(Source records)
- - - - -
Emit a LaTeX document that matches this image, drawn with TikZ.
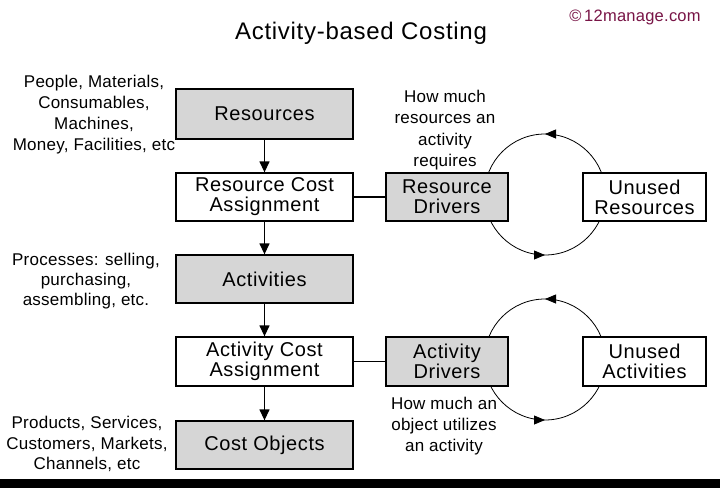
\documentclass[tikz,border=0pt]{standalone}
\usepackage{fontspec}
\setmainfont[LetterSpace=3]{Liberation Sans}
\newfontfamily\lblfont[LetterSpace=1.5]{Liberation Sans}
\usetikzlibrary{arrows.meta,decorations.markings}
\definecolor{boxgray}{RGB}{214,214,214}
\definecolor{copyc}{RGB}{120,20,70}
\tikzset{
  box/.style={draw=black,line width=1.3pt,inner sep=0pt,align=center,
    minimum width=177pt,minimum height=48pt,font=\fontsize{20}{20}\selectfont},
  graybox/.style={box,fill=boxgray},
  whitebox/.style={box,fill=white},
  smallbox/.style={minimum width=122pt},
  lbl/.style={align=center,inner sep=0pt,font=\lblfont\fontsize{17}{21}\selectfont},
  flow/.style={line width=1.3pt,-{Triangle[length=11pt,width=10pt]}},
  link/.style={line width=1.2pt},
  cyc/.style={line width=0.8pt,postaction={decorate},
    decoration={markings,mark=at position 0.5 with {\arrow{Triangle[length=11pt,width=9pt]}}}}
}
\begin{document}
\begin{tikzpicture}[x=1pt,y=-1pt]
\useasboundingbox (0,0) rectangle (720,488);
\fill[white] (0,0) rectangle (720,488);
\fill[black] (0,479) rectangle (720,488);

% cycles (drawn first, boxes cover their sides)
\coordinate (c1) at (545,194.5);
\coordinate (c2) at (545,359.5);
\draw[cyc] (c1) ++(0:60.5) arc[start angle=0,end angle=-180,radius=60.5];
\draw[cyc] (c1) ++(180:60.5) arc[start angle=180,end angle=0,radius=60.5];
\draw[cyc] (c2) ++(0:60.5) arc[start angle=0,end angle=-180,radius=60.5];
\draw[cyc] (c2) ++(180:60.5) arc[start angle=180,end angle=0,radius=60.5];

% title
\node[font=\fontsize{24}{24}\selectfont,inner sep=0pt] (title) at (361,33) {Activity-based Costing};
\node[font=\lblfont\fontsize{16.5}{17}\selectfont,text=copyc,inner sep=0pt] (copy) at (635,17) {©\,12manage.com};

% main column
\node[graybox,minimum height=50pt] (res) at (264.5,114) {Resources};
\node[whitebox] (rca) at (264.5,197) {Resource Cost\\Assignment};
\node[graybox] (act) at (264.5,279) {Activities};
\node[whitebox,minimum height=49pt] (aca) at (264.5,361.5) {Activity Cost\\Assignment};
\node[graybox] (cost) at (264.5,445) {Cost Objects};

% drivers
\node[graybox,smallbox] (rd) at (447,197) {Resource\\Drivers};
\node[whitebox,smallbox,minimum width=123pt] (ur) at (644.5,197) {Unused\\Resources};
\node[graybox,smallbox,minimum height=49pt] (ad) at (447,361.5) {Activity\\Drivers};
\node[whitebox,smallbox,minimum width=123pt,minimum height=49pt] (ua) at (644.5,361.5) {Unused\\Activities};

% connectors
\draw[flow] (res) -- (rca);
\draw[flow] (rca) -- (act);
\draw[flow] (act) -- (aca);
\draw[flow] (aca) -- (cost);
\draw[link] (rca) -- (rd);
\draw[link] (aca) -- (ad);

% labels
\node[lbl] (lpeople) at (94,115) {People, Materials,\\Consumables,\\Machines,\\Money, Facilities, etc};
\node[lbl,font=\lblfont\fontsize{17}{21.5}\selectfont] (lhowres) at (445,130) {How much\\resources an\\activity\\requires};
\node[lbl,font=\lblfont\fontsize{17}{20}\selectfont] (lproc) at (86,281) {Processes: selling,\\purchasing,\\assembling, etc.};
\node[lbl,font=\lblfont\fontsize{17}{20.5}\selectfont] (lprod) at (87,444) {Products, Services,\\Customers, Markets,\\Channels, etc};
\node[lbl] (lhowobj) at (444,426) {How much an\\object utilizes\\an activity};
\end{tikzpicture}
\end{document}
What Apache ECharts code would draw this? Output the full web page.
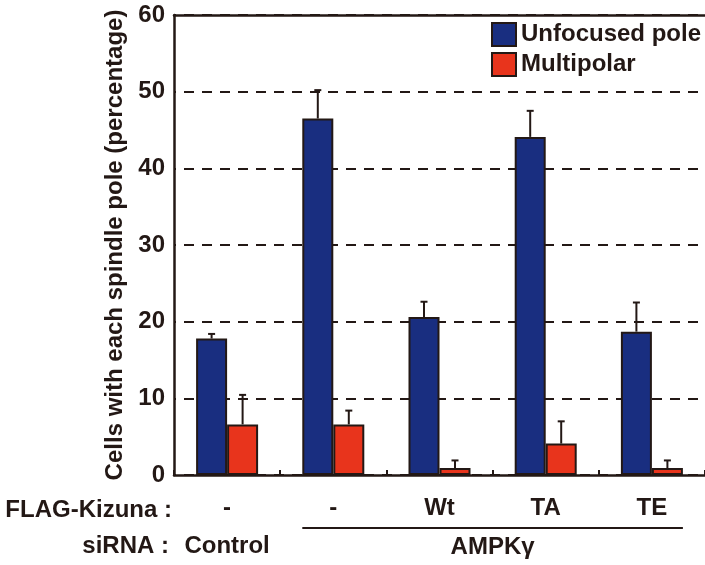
- - - - -
Challenge:
Retype the data above exactly; pictures are not part of the copy.

Exercise solution:
Emit a LaTeX document that matches this image, drawn with TikZ.
\documentclass[tikz,border=0pt]{standalone}
\usepackage{fontspec}
\setmainfont[LetterSpace=3]{Liberation Sans}
\newfontfamily\lblfont[LetterSpace=1.5]{Liberation Sans}
\usetikzlibrary{arrows.meta,decorations.markings}
\definecolor{boxgray}{RGB}{214,214,214}
\definecolor{copyc}{RGB}{120,20,70}
\tikzset{
  box/.style={draw=black,line width=1.3pt,inner sep=0pt,align=center,
    minimum width=177pt,minimum height=48pt,font=\fontsize{20}{20}\selectfont},
  graybox/.style={box,fill=boxgray},
  whitebox/.style={box,fill=white},
  smallbox/.style={minimum width=122pt},
  lbl/.style={align=center,inner sep=0pt,font=\lblfont\fontsize{17}{21}\selectfont},
  flow/.style={line width=1.3pt,-{Triangle[length=11pt,width=10pt]}},
  link/.style={line width=1.2pt},
  cyc/.style={line width=0.8pt,postaction={decorate},
    decoration={markings,mark=at position 0.5 with {\arrow{Triangle[length=11pt,width=9pt]}}}}
}
\begin{document}
\begin{tikzpicture}[x=1pt,y=-1pt]
\useasboundingbox (0,0) rectangle (720,488);
\fill[white] (0,0) rectangle (720,488);
\fill[black] (0,479) rectangle (720,488);

% cycles (drawn first, boxes cover their sides)
\coordinate (c1) at (545,194.5);
\coordinate (c2) at (545,359.5);
\draw[cyc] (c1) ++(0:60.5) arc[start angle=0,end angle=-180,radius=60.5];
\draw[cyc] (c1) ++(180:60.5) arc[start angle=180,end angle=0,radius=60.5];
\draw[cyc] (c2) ++(0:60.5) arc[start angle=0,end angle=-180,radius=60.5];
\draw[cyc] (c2) ++(180:60.5) arc[start angle=180,end angle=0,radius=60.5];

% title
\node[font=\fontsize{24}{24}\selectfont,inner sep=0pt] (title) at (361,33) {Activity-based Costing};
\node[font=\lblfont\fontsize{16.5}{17}\selectfont,text=copyc,inner sep=0pt] (copy) at (635,17) {©\,12manage.com};

% main column
\node[graybox,minimum height=50pt] (res) at (264.5,114) {Resources};
\node[whitebox] (rca) at (264.5,197) {Resource Cost\\Assignment};
\node[graybox] (act) at (264.5,279) {Activities};
\node[whitebox,minimum height=49pt] (aca) at (264.5,361.5) {Activity Cost\\Assignment};
\node[graybox] (cost) at (264.5,445) {Cost Objects};

% drivers
\node[graybox,smallbox] (rd) at (447,197) {Resource\\Drivers};
\node[whitebox,smallbox,minimum width=123pt] (ur) at (644.5,197) {Unused\\Resources};
\node[graybox,smallbox,minimum height=49pt] (ad) at (447,361.5) {Activity\\Drivers};
\node[whitebox,smallbox,minimum width=123pt,minimum height=49pt] (ua) at (644.5,361.5) {Unused\\Activities};

% connectors
\draw[flow] (res) -- (rca);
\draw[flow] (rca) -- (act);
\draw[flow] (act) -- (aca);
\draw[flow] (aca) -- (cost);
\draw[link] (rca) -- (rd);
\draw[link] (aca) -- (ad);

% labels
\node[lbl] (lpeople) at (94,115) {People, Materials,\\Consumables,\\Machines,\\Money, Facilities, etc};
\node[lbl,font=\lblfont\fontsize{17}{21.5}\selectfont] (lhowres) at (445,130) {How much\\resources an\\activity\\requires};
\node[lbl,font=\lblfont\fontsize{17}{20}\selectfont] (lproc) at (86,281) {Processes: selling,\\purchasing,\\assembling, etc.};
\node[lbl,font=\lblfont\fontsize{17}{20.5}\selectfont] (lprod) at (87,444) {Products, Services,\\Customers, Markets,\\Channels, etc};
\node[lbl] (lhowobj) at (444,426) {How much an\\object utilizes\\an activity};
\end{tikzpicture}
\end{document}
What Apache ECharts code would draw this? Output the full web page.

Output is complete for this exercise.